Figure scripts
******************************
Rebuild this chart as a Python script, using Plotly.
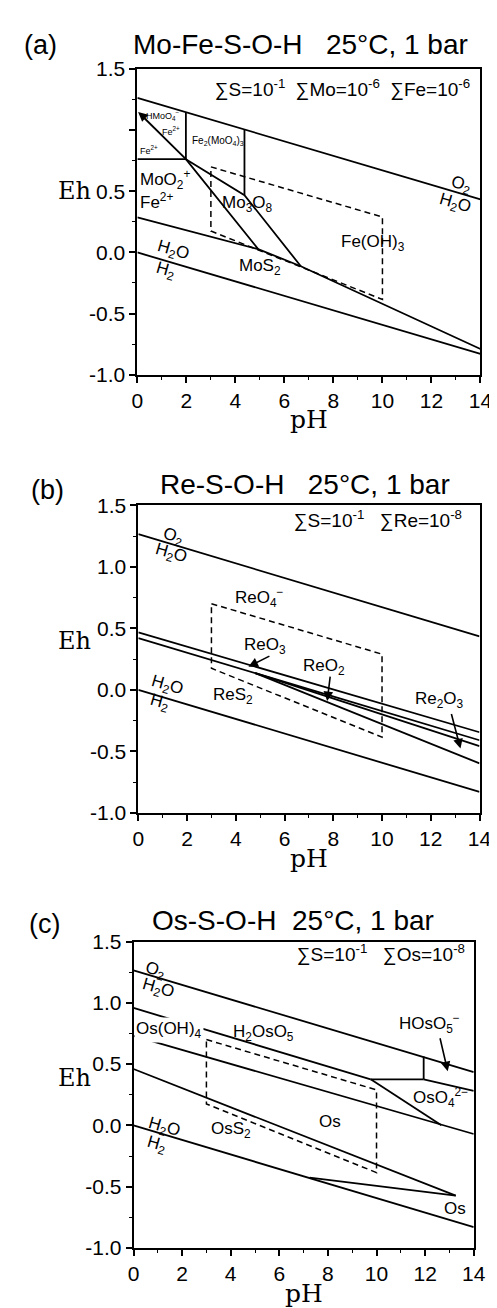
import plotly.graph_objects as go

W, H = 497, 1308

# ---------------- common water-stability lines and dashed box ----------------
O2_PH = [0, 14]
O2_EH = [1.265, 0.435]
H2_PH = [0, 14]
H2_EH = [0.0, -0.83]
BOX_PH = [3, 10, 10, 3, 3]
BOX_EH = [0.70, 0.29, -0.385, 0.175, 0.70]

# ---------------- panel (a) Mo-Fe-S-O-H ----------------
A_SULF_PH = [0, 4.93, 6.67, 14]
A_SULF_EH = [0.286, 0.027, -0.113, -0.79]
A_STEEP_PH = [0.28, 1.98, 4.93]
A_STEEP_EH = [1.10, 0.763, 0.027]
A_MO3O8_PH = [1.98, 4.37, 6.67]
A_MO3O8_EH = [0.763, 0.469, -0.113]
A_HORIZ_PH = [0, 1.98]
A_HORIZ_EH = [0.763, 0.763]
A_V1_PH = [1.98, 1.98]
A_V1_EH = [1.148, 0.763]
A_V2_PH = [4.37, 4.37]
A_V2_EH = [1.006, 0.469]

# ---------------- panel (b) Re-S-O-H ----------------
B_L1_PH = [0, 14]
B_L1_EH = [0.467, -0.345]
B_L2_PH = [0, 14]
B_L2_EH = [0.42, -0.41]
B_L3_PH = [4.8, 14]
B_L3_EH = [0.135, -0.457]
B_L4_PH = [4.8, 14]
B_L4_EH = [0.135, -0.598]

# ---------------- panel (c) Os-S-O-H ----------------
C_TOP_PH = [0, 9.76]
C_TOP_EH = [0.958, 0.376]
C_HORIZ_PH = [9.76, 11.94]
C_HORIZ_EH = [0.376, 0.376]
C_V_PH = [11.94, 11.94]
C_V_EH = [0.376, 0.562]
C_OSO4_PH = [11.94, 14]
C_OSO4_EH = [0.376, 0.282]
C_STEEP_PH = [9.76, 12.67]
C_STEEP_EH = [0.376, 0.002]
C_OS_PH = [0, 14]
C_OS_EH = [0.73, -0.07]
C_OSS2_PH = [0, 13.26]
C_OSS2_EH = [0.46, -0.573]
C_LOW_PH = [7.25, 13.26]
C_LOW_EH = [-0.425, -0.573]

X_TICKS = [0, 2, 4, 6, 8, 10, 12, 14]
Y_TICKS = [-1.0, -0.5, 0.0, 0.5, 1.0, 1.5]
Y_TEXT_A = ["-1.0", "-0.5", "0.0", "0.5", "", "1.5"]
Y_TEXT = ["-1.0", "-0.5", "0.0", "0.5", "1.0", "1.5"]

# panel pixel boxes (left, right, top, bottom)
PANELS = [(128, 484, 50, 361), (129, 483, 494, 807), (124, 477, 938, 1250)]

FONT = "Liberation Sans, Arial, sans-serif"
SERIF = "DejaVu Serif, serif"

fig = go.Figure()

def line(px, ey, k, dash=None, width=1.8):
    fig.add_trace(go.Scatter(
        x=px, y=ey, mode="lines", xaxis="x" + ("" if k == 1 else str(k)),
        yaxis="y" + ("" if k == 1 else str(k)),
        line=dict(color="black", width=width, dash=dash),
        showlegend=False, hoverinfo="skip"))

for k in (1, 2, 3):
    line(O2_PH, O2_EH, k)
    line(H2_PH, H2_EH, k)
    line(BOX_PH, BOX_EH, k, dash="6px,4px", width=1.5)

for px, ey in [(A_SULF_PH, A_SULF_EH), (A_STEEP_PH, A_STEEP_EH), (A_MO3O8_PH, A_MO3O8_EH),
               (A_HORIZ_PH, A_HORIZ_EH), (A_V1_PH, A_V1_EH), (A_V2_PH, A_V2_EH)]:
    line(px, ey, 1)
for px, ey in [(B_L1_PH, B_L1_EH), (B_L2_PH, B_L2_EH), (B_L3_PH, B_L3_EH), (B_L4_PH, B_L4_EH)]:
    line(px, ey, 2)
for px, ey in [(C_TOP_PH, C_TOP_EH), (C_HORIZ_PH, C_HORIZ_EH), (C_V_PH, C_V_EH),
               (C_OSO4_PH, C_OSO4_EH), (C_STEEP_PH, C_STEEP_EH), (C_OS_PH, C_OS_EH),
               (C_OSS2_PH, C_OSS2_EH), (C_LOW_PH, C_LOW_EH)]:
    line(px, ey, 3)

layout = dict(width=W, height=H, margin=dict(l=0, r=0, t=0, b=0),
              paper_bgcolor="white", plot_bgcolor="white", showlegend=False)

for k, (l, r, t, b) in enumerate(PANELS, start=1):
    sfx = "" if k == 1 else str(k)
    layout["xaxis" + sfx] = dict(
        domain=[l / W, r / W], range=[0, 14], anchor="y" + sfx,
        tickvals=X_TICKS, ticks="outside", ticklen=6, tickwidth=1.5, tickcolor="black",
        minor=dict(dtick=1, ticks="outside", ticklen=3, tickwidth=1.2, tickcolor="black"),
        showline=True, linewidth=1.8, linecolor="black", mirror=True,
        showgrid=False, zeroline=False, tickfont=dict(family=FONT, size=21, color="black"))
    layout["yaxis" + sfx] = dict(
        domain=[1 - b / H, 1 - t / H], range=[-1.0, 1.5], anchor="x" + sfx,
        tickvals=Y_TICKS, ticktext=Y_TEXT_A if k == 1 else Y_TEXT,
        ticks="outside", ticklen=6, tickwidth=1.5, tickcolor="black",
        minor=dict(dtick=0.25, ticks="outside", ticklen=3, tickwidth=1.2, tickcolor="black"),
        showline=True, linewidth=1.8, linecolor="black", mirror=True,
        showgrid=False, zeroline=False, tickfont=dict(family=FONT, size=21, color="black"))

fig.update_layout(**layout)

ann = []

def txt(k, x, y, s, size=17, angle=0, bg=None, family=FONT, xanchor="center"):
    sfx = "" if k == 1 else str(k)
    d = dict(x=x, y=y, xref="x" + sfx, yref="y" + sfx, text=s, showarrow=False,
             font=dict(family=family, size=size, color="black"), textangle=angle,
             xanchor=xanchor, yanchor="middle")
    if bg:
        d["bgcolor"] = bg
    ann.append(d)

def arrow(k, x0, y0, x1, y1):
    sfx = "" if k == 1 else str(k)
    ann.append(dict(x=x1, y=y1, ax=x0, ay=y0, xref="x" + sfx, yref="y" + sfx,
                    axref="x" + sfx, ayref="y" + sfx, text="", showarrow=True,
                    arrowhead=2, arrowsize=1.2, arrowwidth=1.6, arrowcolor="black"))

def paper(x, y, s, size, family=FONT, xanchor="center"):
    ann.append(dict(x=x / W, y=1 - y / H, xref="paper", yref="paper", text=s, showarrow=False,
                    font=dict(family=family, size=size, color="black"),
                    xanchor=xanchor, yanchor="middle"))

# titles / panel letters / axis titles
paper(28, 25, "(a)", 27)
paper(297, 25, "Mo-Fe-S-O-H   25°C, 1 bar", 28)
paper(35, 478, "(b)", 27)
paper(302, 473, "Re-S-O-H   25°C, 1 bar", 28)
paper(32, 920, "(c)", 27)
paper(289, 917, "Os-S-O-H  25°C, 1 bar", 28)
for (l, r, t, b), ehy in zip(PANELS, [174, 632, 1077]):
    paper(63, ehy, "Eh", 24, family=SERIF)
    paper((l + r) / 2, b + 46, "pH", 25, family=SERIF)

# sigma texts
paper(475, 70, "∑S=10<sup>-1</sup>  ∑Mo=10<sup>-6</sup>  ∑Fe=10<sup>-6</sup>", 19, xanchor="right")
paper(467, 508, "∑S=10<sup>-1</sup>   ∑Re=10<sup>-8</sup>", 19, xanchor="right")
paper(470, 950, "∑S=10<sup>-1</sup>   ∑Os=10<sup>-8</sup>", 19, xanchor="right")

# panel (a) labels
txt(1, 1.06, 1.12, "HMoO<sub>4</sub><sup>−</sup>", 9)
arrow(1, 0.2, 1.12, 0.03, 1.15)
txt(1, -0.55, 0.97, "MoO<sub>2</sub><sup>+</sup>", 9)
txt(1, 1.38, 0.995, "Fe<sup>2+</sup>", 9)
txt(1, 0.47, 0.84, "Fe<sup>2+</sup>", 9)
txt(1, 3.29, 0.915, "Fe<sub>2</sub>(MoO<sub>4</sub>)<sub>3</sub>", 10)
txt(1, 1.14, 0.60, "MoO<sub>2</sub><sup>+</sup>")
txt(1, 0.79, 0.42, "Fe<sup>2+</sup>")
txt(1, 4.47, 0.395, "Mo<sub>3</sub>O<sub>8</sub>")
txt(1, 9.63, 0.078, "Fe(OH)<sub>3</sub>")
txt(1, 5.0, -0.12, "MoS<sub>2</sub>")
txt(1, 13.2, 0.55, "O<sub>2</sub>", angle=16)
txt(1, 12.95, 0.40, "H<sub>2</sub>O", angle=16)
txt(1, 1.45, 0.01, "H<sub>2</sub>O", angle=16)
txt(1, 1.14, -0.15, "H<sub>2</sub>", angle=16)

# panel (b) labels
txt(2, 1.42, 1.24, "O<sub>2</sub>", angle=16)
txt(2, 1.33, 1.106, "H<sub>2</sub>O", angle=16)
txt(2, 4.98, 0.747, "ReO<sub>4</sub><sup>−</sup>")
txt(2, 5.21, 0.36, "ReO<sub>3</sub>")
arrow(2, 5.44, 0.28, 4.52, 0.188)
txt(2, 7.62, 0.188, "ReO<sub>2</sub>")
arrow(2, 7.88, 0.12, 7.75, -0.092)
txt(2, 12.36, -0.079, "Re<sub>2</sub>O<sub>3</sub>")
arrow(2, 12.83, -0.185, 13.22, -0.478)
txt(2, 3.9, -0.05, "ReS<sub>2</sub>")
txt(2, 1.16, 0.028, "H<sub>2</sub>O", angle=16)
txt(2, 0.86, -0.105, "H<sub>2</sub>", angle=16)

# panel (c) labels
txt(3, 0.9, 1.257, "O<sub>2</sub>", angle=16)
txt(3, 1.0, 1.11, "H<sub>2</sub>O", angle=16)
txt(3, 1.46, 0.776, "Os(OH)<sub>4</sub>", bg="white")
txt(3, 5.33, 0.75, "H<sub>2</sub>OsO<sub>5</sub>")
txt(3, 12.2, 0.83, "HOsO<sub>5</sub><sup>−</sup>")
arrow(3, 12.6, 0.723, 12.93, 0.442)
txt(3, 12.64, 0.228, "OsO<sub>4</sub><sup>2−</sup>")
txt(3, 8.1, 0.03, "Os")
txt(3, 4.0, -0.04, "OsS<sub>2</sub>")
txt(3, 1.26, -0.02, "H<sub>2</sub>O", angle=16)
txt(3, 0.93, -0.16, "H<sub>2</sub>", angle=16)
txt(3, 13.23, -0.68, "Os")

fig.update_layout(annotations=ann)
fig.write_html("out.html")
******************************
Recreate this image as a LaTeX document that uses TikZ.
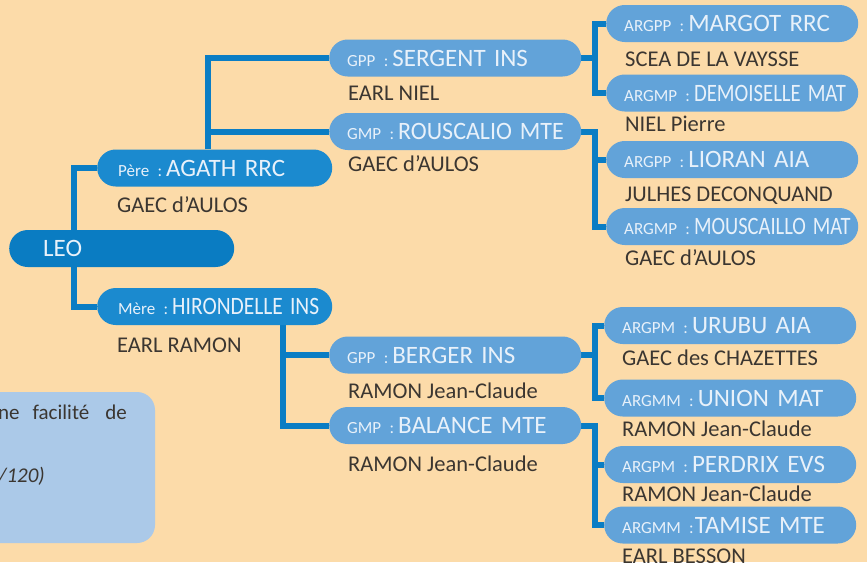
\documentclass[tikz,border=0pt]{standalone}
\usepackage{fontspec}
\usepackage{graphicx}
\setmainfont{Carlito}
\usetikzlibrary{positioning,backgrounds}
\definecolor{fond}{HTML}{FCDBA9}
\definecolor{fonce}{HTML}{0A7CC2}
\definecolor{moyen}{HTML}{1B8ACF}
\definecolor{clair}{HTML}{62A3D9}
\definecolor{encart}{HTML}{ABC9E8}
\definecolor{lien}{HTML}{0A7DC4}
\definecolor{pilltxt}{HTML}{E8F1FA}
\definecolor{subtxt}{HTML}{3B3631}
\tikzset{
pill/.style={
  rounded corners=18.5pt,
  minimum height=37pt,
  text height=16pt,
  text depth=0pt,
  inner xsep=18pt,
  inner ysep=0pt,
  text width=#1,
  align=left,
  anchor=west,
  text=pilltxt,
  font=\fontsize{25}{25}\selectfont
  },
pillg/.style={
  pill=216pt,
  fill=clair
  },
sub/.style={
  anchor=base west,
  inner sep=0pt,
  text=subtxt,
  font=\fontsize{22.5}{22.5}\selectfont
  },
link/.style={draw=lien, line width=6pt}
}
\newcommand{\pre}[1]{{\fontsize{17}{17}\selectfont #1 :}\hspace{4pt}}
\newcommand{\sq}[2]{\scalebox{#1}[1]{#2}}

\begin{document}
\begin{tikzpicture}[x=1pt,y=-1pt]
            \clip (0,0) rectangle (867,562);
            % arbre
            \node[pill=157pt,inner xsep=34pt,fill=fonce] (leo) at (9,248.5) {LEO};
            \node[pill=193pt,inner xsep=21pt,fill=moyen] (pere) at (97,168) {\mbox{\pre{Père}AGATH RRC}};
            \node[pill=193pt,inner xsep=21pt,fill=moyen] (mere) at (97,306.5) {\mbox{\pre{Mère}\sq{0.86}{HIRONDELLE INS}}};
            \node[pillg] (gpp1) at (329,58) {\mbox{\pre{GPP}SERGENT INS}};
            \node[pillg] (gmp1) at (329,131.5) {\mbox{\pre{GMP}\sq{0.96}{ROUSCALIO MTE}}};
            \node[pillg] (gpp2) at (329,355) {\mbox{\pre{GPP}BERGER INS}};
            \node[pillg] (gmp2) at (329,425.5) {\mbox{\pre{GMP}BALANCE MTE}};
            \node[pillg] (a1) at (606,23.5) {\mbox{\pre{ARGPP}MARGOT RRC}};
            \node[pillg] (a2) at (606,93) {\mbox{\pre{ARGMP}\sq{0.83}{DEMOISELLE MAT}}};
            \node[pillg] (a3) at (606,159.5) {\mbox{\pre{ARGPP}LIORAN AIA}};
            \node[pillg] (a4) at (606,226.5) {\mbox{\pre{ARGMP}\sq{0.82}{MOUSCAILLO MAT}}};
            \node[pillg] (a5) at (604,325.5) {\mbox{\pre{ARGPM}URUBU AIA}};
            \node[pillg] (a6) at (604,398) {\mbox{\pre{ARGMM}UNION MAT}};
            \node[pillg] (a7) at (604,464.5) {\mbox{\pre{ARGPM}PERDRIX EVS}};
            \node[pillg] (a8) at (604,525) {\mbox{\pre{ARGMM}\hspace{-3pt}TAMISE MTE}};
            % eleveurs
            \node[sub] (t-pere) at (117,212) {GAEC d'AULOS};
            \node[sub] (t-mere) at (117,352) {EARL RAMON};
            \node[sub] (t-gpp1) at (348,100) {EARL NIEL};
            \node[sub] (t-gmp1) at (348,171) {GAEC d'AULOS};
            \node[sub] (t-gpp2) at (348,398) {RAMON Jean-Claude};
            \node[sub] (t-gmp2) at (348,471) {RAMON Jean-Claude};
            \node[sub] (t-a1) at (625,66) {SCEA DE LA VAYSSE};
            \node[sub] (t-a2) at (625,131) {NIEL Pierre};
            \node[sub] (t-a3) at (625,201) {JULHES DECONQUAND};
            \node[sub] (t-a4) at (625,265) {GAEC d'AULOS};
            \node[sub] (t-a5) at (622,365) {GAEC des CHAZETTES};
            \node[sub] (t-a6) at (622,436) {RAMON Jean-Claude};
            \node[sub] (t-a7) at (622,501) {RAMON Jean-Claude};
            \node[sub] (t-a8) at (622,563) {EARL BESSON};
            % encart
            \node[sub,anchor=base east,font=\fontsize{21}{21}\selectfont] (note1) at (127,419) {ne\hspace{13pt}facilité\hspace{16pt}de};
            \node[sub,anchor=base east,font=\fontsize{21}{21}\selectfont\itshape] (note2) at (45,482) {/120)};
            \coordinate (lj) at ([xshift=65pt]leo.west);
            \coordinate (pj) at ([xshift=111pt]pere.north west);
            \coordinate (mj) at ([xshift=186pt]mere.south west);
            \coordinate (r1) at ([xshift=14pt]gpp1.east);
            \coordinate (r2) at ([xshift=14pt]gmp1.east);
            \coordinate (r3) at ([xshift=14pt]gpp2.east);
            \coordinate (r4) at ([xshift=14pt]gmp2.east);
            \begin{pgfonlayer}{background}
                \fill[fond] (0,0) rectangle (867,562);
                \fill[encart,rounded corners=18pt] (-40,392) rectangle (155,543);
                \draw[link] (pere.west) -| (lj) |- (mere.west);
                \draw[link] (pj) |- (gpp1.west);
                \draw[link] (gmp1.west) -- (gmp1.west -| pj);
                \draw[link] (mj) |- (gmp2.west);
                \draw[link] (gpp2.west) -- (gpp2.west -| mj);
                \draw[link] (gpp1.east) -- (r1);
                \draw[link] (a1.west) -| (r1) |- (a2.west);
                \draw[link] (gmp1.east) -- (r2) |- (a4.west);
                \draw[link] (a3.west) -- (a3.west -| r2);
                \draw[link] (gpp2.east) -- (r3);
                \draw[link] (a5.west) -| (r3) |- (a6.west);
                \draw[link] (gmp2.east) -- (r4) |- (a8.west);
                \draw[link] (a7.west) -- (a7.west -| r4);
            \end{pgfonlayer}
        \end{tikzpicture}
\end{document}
******************************
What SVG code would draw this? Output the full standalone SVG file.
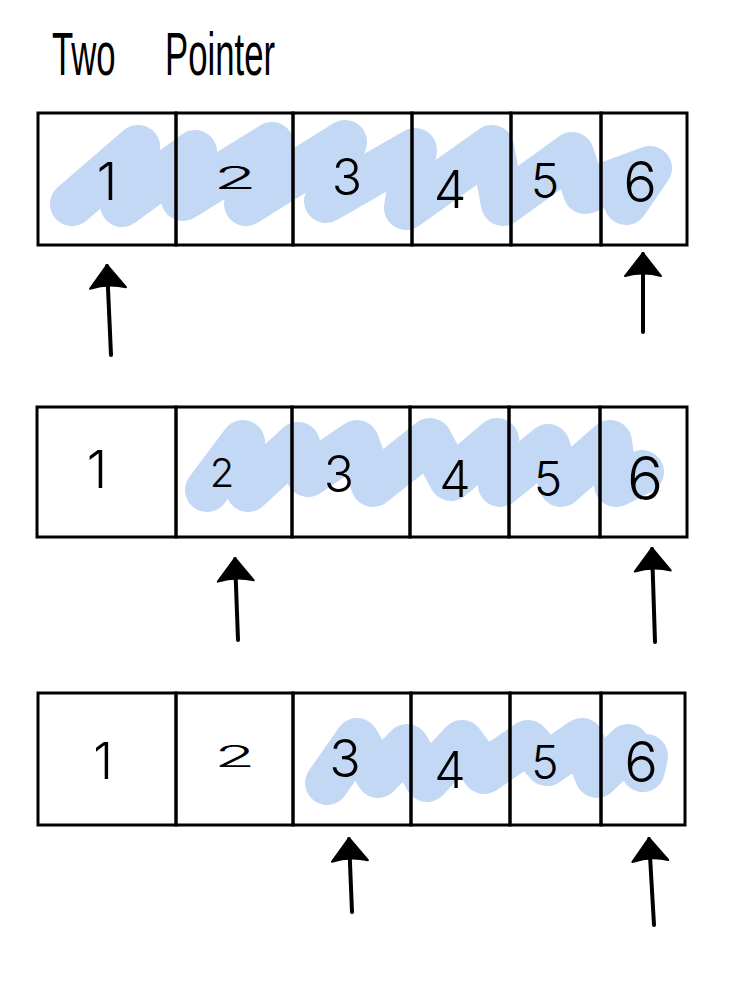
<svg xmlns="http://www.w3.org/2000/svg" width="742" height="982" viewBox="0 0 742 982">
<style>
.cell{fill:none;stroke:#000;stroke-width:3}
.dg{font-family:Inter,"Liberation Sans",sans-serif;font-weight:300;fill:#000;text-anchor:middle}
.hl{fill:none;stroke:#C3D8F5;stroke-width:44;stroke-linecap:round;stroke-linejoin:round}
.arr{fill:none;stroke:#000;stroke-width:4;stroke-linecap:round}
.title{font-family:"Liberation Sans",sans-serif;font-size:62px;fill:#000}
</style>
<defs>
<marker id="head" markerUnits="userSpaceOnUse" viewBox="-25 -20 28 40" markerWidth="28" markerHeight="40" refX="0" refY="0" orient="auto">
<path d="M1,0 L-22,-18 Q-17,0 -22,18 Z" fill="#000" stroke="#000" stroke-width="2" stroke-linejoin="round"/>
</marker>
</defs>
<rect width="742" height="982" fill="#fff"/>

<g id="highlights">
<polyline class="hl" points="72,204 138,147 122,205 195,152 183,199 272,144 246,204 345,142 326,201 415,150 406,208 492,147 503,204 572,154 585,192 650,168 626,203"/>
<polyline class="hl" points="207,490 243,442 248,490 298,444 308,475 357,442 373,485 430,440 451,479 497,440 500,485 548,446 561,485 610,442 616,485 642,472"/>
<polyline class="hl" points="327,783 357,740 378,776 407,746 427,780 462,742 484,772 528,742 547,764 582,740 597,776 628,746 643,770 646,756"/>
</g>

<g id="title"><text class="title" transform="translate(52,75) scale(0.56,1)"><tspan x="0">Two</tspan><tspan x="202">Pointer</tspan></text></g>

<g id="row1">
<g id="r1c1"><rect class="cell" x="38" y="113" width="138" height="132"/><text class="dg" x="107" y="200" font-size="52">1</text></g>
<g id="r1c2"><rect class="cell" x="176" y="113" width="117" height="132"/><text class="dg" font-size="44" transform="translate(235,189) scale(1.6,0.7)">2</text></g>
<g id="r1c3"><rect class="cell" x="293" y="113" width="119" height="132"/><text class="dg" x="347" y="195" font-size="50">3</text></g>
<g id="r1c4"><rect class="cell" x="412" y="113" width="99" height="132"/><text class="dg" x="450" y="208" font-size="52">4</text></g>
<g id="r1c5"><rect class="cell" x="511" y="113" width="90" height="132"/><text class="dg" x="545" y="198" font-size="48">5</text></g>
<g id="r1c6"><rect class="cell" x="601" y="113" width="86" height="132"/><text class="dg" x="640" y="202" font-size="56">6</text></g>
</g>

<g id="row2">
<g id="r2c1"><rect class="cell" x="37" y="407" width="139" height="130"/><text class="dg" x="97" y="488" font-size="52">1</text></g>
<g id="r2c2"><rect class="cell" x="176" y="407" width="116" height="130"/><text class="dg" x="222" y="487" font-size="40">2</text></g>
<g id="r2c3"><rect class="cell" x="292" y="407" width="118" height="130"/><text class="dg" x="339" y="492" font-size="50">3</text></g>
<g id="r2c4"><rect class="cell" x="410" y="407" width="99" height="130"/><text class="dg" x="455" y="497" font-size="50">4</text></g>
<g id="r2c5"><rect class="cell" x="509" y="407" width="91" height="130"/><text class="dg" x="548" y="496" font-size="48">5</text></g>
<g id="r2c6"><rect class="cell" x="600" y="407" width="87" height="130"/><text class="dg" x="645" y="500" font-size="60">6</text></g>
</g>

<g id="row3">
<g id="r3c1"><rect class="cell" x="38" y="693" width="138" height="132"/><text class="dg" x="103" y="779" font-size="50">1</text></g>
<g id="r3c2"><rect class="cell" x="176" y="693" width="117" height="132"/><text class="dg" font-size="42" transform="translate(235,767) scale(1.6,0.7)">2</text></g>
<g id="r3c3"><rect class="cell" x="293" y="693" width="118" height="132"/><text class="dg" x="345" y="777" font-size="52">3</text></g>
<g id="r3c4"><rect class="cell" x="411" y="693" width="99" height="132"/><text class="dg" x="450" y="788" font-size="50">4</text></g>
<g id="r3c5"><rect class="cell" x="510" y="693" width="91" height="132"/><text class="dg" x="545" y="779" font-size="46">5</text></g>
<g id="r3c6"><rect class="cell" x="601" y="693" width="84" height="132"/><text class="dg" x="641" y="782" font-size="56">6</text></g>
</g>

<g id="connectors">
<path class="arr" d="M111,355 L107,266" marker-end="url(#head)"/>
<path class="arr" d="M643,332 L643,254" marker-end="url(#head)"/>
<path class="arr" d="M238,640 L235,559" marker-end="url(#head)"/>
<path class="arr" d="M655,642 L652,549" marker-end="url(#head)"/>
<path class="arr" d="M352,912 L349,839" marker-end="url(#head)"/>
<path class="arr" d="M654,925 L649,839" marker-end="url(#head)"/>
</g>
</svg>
******************************
• The exercise: Starting at the line containing "Rebuild this chart" and ending at the line containing "A_V2_EH = [1.006, 0.469]", copy those lines exactly, both included, and nothing more. Leave out any picture.

• The completed task:
Rebuild this chart as a Python script, using Plotly.
import plotly.graph_objects as go

W, H = 497, 1308

# ---------------- common water-stability lines and dashed box ----------------
O2_PH = [0, 14]
O2_EH = [1.265, 0.435]
H2_PH = [0, 14]
H2_EH = [0.0, -0.83]
BOX_PH = [3, 10, 10, 3, 3]
BOX_EH = [0.70, 0.29, -0.385, 0.175, 0.70]

# ---------------- panel (a) Mo-Fe-S-O-H ----------------
A_SULF_PH = [0, 4.93, 6.67, 14]
A_SULF_EH = [0.286, 0.027, -0.113, -0.79]
A_STEEP_PH = [0.28, 1.98, 4.93]
A_STEEP_EH = [1.10, 0.763, 0.027]
A_MO3O8_PH = [1.98, 4.37, 6.67]
A_MO3O8_EH = [0.763, 0.469, -0.113]
A_HORIZ_PH = [0, 1.98]
A_HORIZ_EH = [0.763, 0.763]
A_V1_PH = [1.98, 1.98]
A_V1_EH = [1.148, 0.763]
A_V2_PH = [4.37, 4.37]
A_V2_EH = [1.006, 0.469]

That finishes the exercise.